CREATE TABLE orders (
id INTEGER PRIMARY KEY AUTO_INCREMENT,
user_id INTEGER NOT NULL,
created TIMESTAMP DEFAULT NOW() NOT NULL,
FOREIGN KEY (user_id) REFERENCES users(id) ON DELETE RESTRICT
);
There are few columns in this database that would be ok as NULL
. Like the user's phone number, maybe that could be an optional value, but username, password, and created will all need to be NOT NULL
All The Tables
Here is the final state of all the tables:
CREATE TABLE users (
id INTEGER PRIMARY KEY NOT NULL AUTO_INCREMENT,
email VARCHAR(255) NOT NULL,
`password` VARCHAR(255) NOT NULL,
phone_number VARCHAR(15),
created TIMESTAMP NOT NULL DEFAULT NOW()
);
CREATE TABLE orders (
id INTEGER PRIMARY KEY NOT NULL AUTO_INCREMENT,
user_id INTEGER NOT NULL,
created TIMESTAMP NOT NULL DEFAULT NOW(),
FOREIGN KEY (user_id) REFERENCES users(id) ON DELETE RESTRICT
);
CREATE TABLE products (
id INTEGER PRIMARY KEY NOT NULL AUTO_INCREMENT,
`name` VARCHAR(255) NOT NULL,
price DECIMAL(8,2) NOT NULL DEFAULT 0,
description TEXT,
image_url VARCHAR(255)
);
CREATE TABLE order_products (
id INTEGER PRIMARY KEY NOT NULL AUTO_INCREMENT,
order_id INTEGER NOT NULL,
product_id INTEGER NOT NULL,
FOREIGN KEY (order_id) REFERENCES orders(id) ON DELETE RESTRICT,
FOREIGN KEY (product_id) REFERENCES products(id) ON DELETE RESTRICT
);
DROP TABLE
There may come a time when you want to remove one of the tables you created.
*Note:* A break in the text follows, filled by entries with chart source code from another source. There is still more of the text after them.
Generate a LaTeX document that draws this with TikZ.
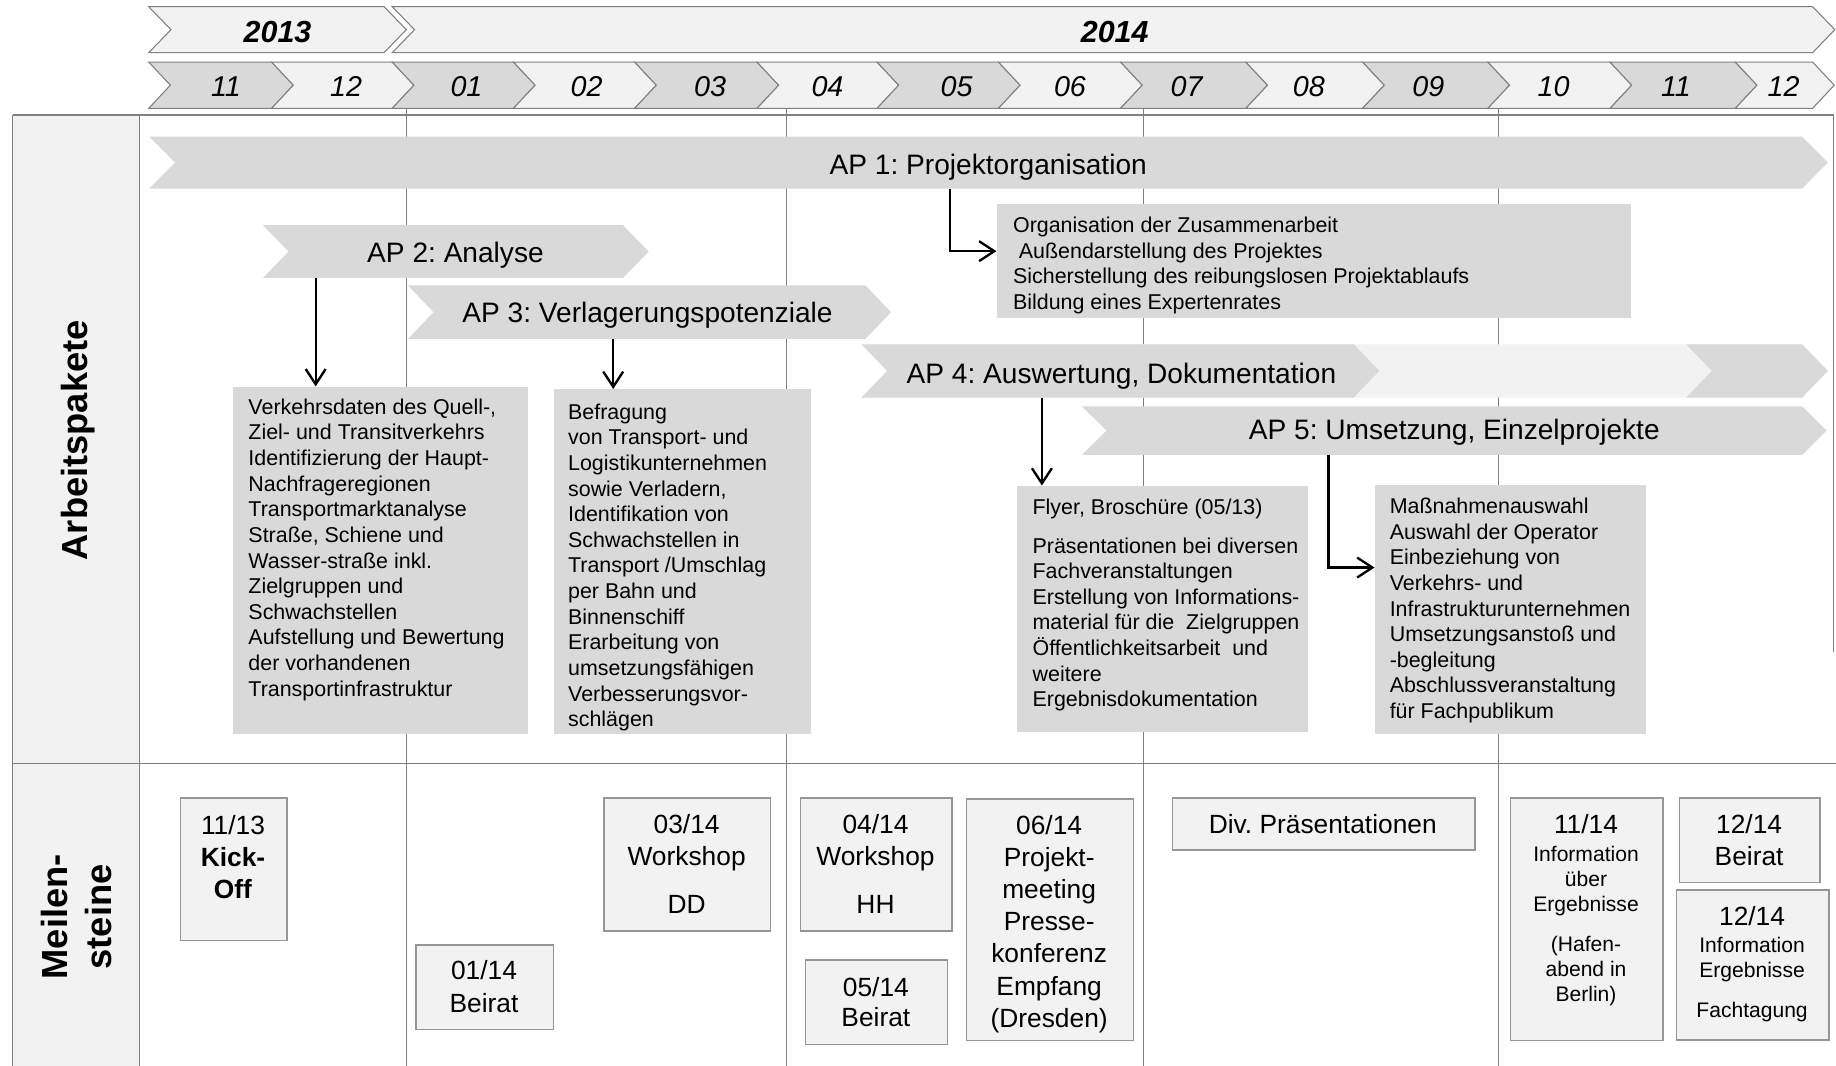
\documentclass[tikz,border=0pt]{standalone}
\usepackage{fontspec}
\setmainfont{Liberation Sans}
\usetikzlibrary{arrows.meta}
\definecolor{dk}{HTML}{D9D9D9}
\definecolor{lt}{HTML}{F2F2F2}
\definecolor{ln}{HTML}{808080}
\definecolor{bd}{HTML}{969696}
\newcommand{\chevshape}[6]{\path[#1] (#2,#4) -- (#3,#4) -- ({#3+#6},{(#4+#5)/2}) -- (#3,#5) -- (#2,#5) -- ({#2+#6},{(#4+#5)/2}) -- cycle;}
\frenchspacing
\begin{document}
\begin{tikzpicture}[x=1pt,y=-1pt,
  chev/.style={draw=ln, line width=0.9pt, line join=miter},
  gridline/.style={draw=ln, line width=0.9pt},
  frameline/.style={draw=ln, line width=1.6pt},
  barlabel/.style={font=\fontsize{24}{28}\selectfont\frenchspacing, inner sep=0, anchor=base},
  monthlabel/.style={font=\fontsize{24.5}{28}\selectfont\itshape, inner sep=0, anchor=base},
  yearlabel/.style={font=\fontsize{26}{30}\selectfont\bfseries\itshape, inner sep=0, anchor=base},
  descbox/.style={fill=dk, inner sep=0, anchor=north west},
  desctext/.style={font=\fontsize{18.3}{21.9}\selectfont\frenchspacing, align=left, inner sep=0, anchor=north west},
  msbox/.style={fill=lt, draw=bd, line width=1.2pt, inner sep=0, anchor=north west},
  mstext/.style={font=\fontsize{22.5}{27.4}\selectfont\frenchspacing, align=center, inner sep=0, anchor=north},
  mssmall/.style={font=\fontsize{18}{21.4}\selectfont, align=center, inner sep=0, anchor=north},
  arr/.style={draw=black, line width=2pt, -{Straight Barb[length=13pt,width=17pt]}},
  sidelabel/.style={font=\fontsize{31}{37.5}\selectfont\bfseries, align=center, rotate=90, inner sep=0}
]
\fill[white] (0,0) rectangle (1568,910);
\useasboundingbox (0,0) rectangle (1568,910);

% years
\chevshape{chev,fill=lt}{127}{328}{5.7}{45}{19}
\chevshape{chev,fill=lt}{335}{1548}{5.7}{45}{19}
\node[yearlabel] (y13) at (237,36.4) {2013};
\node[yearlabel] (y14) at (952,36.4) {2014};

% months
\foreach \xl/\xr/\c in {127/232/dk, 232/335/lt, 335/438.5/dk, 438.5/542/lt, 542/646.5/dk, 646.5/749/lt, 749/852.7/dk, 852.7/957/lt, 957/1064/dk, 1064/1163.7/lt, 1163.7/1270.7/dk, 1270.7/1375/lt, 1375/1482/dk, 1482/1548/lt}
  {\chevshape{chev,fill=\c}{\xl}{\xr}{53}{92.5}{18.5}}
\foreach \x/\t [count=\i] in {193/11, 295.6/12, 398.4/01, 501/02, 606.4/03, 706.7/04, 817/05, 913.8/06, 1013.3/07, 1117.8/08, 1219.8/09, 1326.8/10, 1431.3/11, 1523.2/12}
  {\node[monthlabel] (m\i) at (\x,82.6) {\t};}

% table frame
\fill[lt] (11,98) rectangle (119.5,910);
\draw[gridline] (11,98) -- (11,910);
\draw[gridline] (119.5,98) -- (119.5,910);
\foreach \x in {347.5, 671.5, 976.6, 1280}
  {\draw[gridline] (\x,92.5) -- (\x,910);}
\draw[frameline] (11,98) -- (1566,98);
\draw[gridline] (1566,98) -- (1566,557);
\draw[frameline] (11,652) -- (1568,652);

% side labels
\node[sidelabel] (lap) at (66.4,376) {Arbeitspakete};
\node[sidelabel] (lms) at (65,783) {Meilen-\\steine};

% work package bars
\chevshape{fill=dk}{127.5}{1539}{116.7}{161}{22}
\node[barlabel] (ap1) at (844,149) {AP 1: Projektorganisation};
\chevshape{fill=dk}{224.5}{532}{192.3}{237.4}{22}
\node[barlabel] (ap2) at (389,223.8) {AP 2: Analyse};
\chevshape{fill=dk}{348.3}{739}{243.7}{289.5}{22}
\node[barlabel] (ap3) at (553,275.3) {AP 3: Verlagerungspotenziale};
\chevshape{fill=lt}{735.7}{1539}{294}{339.5}{22}
\chevshape{fill=dk}{735.7}{1156}{294}{339.5}{22}
\chevshape{fill=dk}{1440}{1539}{294}{339.5}{22}
\node[barlabel] (ap4) at (957.7,327.5) {AP 4: Auswertung, Dokumentation};
\chevshape{fill=dk}{924}{1539}{347}{388.5}{21}
\node[barlabel] (ap5) at (1242,375.2) {AP 5: Umsetzung, Einzelprojekte};

% description boxes
\node[descbox, minimum width=542pt, minimum height=97pt] (box1) at (851,174.2) {};
\node[desctext] (t1) at (865,183.1) {\strut Organisation der Zusammenarbeit\\\hspace*{5pt}Außendarstellung des Projektes\\Sicherstellung des reibungslosen Projektablaufs\\Bildung eines Expertenrates};

\node[descbox, minimum width=252.5pt, minimum height=296.6pt] (box2) at (198.5,330) {};
\node[desctext] (t2) at (212,338.2) {\strut Verkehrsdaten des Quell-,\\Ziel- und Transitverkehrs\\Identifizierung der Haupt-\\Nachfrageregionen\\Transportmarktanalyse\\Straße, Schiene und\\Wasser-straße inkl.\\Zielgruppen und\\Schwachstellen\\Aufstellung und Bewertung\\der vorhandenen\\Transportinfrastruktur};

\node[descbox, minimum width=220pt, minimum height=294.4pt] (box3) at (472.6,332.2) {};
\node[desctext] (t3) at (485,342.4) {\strut Befragung\\von Transport- und\\Logistikunternehmen\\sowie Verladern,\\Identifikation von\\Schwachstellen in\\Transport /Umschlag\\per Bahn und\\Binnenschiff\\Erarbeitung von\\umsetzungsfähigen\\Verbesserungsvor-\\schlägen};

\node[descbox, minimum width=248.3pt, minimum height=210.3pt] (box4) at (868.5,414.7) {};
\node[desctext] (t4) at (881.7,423.9) {\strut Flyer, Broschüre (05/13)\\[11pt]Präsentationen bei diversen\\Fachveranstaltungen\\Erstellung von Informations-\\material für die~ Zielgruppen\\Öffentlichkeitsarbeit~ und\\weitere\\Ergebnisdokumentation};

\node[descbox, minimum width=232pt, minimum height=212.8pt] (box5) at (1173.9,413.8) {};
\node[desctext] (t5) at (1186.7,423) {\strut Maßnahmenauswahl\\Auswahl der Operator\\Einbeziehung von\\Verkehrs- und\\Infrastrukturunternehmen\\Umsetzungsanstoß und\\-begleitung\\Abschlussveranstaltung\\für Fachpublikum};

% arrows
\coordinate (a1) at (811.3,161);
\coordinate (a2) at (269.6,237.4);
\coordinate (a3) at (523.7,289.5);
\coordinate (a4) at (889.8,339.5);
\coordinate (a5) at (1134.6,388.5);
\draw[arr] (a1) |- ([yshift=8.4pt]box1.west);
\draw[arr] (a2) -- (a2 |- box2.north);
\draw[arr] (a3) -- (a3 |- box3.north);
\draw[arr] (a4) -- (a4 |- box4.north);
\draw[arr] (a5) |- ([yshift=35.7pt]box5.west);

% milestones
\node[msbox, minimum width=91.2pt, minimum height=121.8pt] (k1) at (153.4,680.9) {};
\node[mstext] (k1t) at (199,693.4) {\strut 11/13\\\textbf{Kick-}\\\textbf{Off}};

\node[msbox, minimum width=117.2pt, minimum height=72.1pt] (k2) at (354.8,806.4) {};
\node[mstext] (k2t) at (413.4,817.3) {\strut 01/14\\[1pt]Beirat};

\node[msbox, minimum width=142.4pt, minimum height=113.6pt] (k3) at (515.2,680.9) {};
\node[mstext] (k3t) at (586.4,692.6) {\strut 03/14\\Workshop\\[13pt]DD};

\node[msbox, minimum width=129.4pt, minimum height=113.5pt] (k4) at (683,681) {};
\node[mstext] (k4t) at (747.7,692.6) {\strut 04/14\\Workshop\\[13pt]HH};

\node[msbox, minimum width=120.9pt, minimum height=72.3pt] (k5) at (687.5,819.2) {};
\node[mstext] (k5t) at (748,831.5) {\strut 05/14\\[-1.8pt]Beirat};

\node[msbox, minimum width=142.7pt, minimum height=206.4pt] (k6) at (824.7,681.7) {};
\node[mstext] (k6t) at (896,693.4) {\strut 06/14\\Projekt-\\meeting\\Presse-\\konferenz\\Empfang\\(Dresden)};

\node[msbox, minimum width=258.5pt, minimum height=44.3pt] (k7) at (1000.5,681) {};
\node[mstext] (k7t) at (1129.7,692.6) {\strut Div. Präsentationen};

\node[msbox, minimum width=130.1pt, minimum height=207pt] (k8) at (1289.5,681) {};
\node[mstext] (k8t) at (1354.5,692.6) {\strut 11/14};
\node[mssmall] (k8s) at (1354.5,720.2) {\strut Information\\über\\Ergebnisse\\[12.8pt](Hafen-\\abend in\\Berlin)};

\node[msbox, minimum width=119.8pt, minimum height=72pt] (k9) at (1433.9,681) {};
\node[mstext] (k9t) at (1493.8,692.6) {\strut 12/14\\Beirat};

\node[msbox, minimum width=130.1pt, minimum height=128pt] (k10) at (1431.3,759.5) {};
\node[mstext] (k10t) at (1496.3,771.1) {\strut 12/14};
\node[mssmall] (k10s) at (1496.3,798.5) {\strut Information\\Ergebnisse\\[12.2pt]Fachtagung};
\end{tikzpicture}
\end{document}
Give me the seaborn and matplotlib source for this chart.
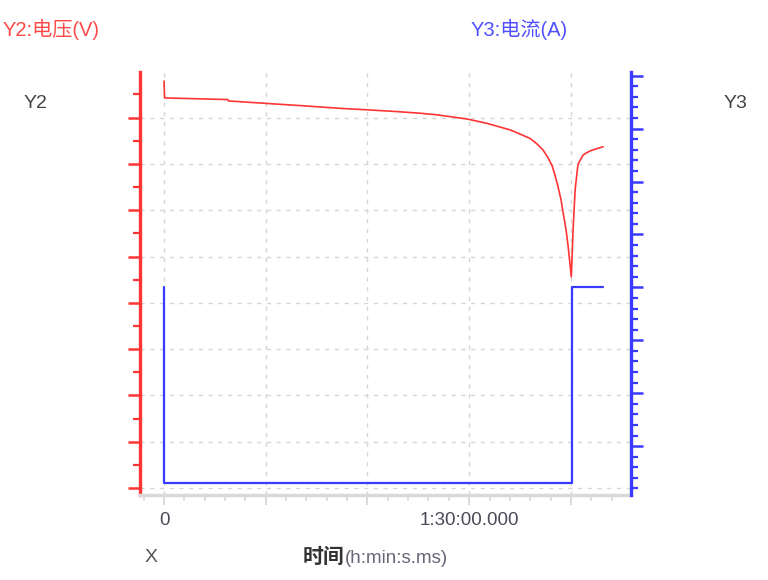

This doesn't usually happen in production, but will definitely happen in development. To drop a table just write:
DROP TABLE tablename;
That's it. Just make sure you drop the tables in an order that makes sense for the depenedencies. For example, we could drop all of the tables we just created by runnin the drop statemtents in the reverse order that they were created:
DROP TABLE IF EXISTS order_products;
DROP TABLE IF EXISTS products;
DROP TABLE IF EXISTS orders;
DROP TABLE IF EXISTS users;
order_products
depends on products
and orders
. orders
depends on users
. Deleting the tables this way ensures that we won't get dependency error messages.
ALTER TABLE
We've created the users
and just realized that we didn't make a column to add the user's name. How are we supposed to spam our users effeciently if we don't know their names? We could just drop the table and recreate it. With a name
column, but that would also delete all of the data. Instead, let's alter the table.
ALTER TABLE users
ADD COLUMN full_name VARCHAR(255) NOT NULL DEFAULT 'Mary Poppins';
We start the statement with ALTER TABLE tablename
and then follow that with the changes we want to make. The alter table statement can do a lot of things and a full list for MySQL can be found here. In this case, we're just adding a new column.
Summary
We covered a lot in this article.
- Creating, dropping, and altering tables.
- Data types
- Foreign key constraints
- Default values
- Not null constraints
Hopefully, you now have enough information to get started creating tables for your database.